Posting 5
The most important theme in Of Mice and Men is probably the theme of dreams. Lennie and George have a dream as everyone else does, to own there own land. Dreams are the thing that keeps us living for without dreams this life wouldn't be worth much. They comfort us, inspire us, and make us work as hard as we can to accomplish our personal dreams. Dreams have a way of bothering us until we succeed and for a good reason to. Lennie died thinking and imagining his dream that he constantly worked for. They make us believe we can truely accomplish something if we worked hard enough. The truth about this very impotant theme is that without dreams, believing it is possible to accomplish would be a very hard thing to do.


Posting 4
In Great Expectations Dickens gives his characters many different expectations throughtout the book. Without those expectations, the book would come to a stop. This action is the same in every day life. We are expectated different things from our friends, parents, and teachers, and without those expectations we wouldn't have goals in our lives. Our lives would stop just as the book would. Expectations give us something to do, to look forward to, and to work for. They are the things that create people. The truth about expectations is that they make us work towards something better, something to look forward to just as Pip looked forward and dreamed of a better future.

Posting 3
In the book To Kill a Mocking Bird, the truth is racism. Throughout the world today, there is racism as there was in the book. This is showed the most with the trail of Tom Robinson. “A black man could never be with a white women” even if he felt bad for her. And a white woman could never like a black man. In the books time, things like that just weren’t done.
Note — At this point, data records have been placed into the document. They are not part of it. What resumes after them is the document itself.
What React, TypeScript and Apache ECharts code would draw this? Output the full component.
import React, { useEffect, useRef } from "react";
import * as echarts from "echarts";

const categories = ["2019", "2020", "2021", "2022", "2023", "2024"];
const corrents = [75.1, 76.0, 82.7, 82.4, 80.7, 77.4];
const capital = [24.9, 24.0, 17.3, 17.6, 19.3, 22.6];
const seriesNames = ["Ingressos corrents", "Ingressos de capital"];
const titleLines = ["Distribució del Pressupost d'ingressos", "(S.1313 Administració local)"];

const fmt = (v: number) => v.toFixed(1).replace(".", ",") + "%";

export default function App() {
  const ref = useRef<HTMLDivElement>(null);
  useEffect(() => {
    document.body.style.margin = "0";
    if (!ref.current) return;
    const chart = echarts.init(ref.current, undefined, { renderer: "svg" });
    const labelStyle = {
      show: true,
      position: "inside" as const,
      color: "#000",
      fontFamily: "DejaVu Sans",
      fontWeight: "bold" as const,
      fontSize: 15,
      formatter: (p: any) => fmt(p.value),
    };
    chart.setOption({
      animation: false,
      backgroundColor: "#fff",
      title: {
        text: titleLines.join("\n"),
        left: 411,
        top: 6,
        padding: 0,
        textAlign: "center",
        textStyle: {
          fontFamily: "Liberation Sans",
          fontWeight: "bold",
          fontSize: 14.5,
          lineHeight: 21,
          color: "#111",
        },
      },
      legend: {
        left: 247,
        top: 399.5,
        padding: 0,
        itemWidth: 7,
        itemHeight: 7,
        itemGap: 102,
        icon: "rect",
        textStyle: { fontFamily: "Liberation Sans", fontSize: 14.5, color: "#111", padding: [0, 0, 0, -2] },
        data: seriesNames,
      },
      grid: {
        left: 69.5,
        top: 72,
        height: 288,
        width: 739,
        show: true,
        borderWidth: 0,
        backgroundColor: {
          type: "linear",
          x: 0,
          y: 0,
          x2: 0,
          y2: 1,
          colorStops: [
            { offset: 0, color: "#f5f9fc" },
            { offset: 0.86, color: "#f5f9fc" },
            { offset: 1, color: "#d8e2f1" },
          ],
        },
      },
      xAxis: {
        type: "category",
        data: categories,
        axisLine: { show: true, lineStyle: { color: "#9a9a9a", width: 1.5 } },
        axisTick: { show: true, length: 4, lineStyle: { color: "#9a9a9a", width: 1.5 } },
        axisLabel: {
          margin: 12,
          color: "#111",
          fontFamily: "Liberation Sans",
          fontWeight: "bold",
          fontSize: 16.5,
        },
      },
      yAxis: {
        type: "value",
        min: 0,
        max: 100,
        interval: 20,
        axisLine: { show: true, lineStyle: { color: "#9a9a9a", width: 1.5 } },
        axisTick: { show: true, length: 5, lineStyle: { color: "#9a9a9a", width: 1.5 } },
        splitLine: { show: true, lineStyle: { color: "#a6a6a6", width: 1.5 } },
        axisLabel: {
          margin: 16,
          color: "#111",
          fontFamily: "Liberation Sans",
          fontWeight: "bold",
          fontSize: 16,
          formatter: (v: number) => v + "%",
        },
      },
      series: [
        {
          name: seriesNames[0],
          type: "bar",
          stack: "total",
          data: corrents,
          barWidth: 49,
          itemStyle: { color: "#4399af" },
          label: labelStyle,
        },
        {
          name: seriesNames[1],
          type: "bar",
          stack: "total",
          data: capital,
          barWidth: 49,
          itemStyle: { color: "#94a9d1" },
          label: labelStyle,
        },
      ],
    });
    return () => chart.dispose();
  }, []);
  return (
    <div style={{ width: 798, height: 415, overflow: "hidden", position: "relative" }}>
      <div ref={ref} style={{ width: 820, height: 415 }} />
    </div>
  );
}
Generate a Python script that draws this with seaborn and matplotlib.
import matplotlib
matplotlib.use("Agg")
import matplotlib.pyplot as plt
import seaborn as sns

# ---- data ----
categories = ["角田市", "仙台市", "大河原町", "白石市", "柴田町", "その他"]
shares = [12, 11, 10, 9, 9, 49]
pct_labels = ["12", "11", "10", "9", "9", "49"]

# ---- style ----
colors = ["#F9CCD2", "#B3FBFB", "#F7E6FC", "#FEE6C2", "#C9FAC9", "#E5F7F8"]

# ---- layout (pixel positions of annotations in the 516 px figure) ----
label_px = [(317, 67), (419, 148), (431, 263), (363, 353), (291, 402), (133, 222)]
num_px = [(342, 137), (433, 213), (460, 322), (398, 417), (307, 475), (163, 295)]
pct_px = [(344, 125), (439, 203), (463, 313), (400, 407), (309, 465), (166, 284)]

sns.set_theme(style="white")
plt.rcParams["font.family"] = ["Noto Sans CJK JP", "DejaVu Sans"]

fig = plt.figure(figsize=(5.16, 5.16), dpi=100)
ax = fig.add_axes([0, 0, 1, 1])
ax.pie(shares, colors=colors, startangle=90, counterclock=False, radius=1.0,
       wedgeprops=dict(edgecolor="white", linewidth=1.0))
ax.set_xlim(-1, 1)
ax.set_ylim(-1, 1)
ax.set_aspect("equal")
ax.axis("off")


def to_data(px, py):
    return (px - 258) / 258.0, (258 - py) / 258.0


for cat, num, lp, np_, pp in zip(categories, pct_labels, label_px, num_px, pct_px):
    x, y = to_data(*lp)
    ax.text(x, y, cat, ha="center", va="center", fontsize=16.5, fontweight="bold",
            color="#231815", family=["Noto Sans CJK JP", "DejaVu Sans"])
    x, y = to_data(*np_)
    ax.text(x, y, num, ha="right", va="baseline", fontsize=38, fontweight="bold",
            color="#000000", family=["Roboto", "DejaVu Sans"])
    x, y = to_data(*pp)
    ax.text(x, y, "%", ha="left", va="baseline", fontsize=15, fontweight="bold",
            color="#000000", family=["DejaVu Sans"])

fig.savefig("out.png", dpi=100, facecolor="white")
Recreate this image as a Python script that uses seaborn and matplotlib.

In the world today, we still have similar beliefs, all still leading back to the common problem of racism. Though the thought and act of racism has changed incredibly throughout the years, it still exists in the world today.

Posting 2
In the Lord of the Flies, one of the truths that I found was the truth of the the beast inside ourselves and in the boys on the island. The fear of the island, the excitement, and the adrenaline of the thought of the beast drives the boys into spinning a lie out of control. The boys were convinced the beast was bad and they should hunt it, kill it. The beast made the island interesting and covered up what was really going on. The boys obsession witht he beast turned them into the one thing they were hunting, they kill Simon and attempt to kill Ralph, but end up killing Piggy. The beast took over the boys and destroyed them, turing them savage and crazy. What I got out of the book was that the little lies and the beast inside ourselves can screw with our imagination and make us believe things that we once new as a lie. I learned to not lose yourself in a lie and to not slip itno a lie that I once new to be true. The boys lie was the beast.

Posting 1
Is there truth in mythology?
Yes and no, even though these stories are suppose to be fake, they are based on real events. A myth explains the unexplainable in nature through stories with gods and goddesses. If there was a lighting storm, zeus was angrey, if there was a tidal wave, posieden was upset; they took truthful events thats they didnt get, and made a stroy to it just so they werent clueless. Other than that, they were all lies and made up stories, created with little truth as possible. So yes there is truth in mythology, and no.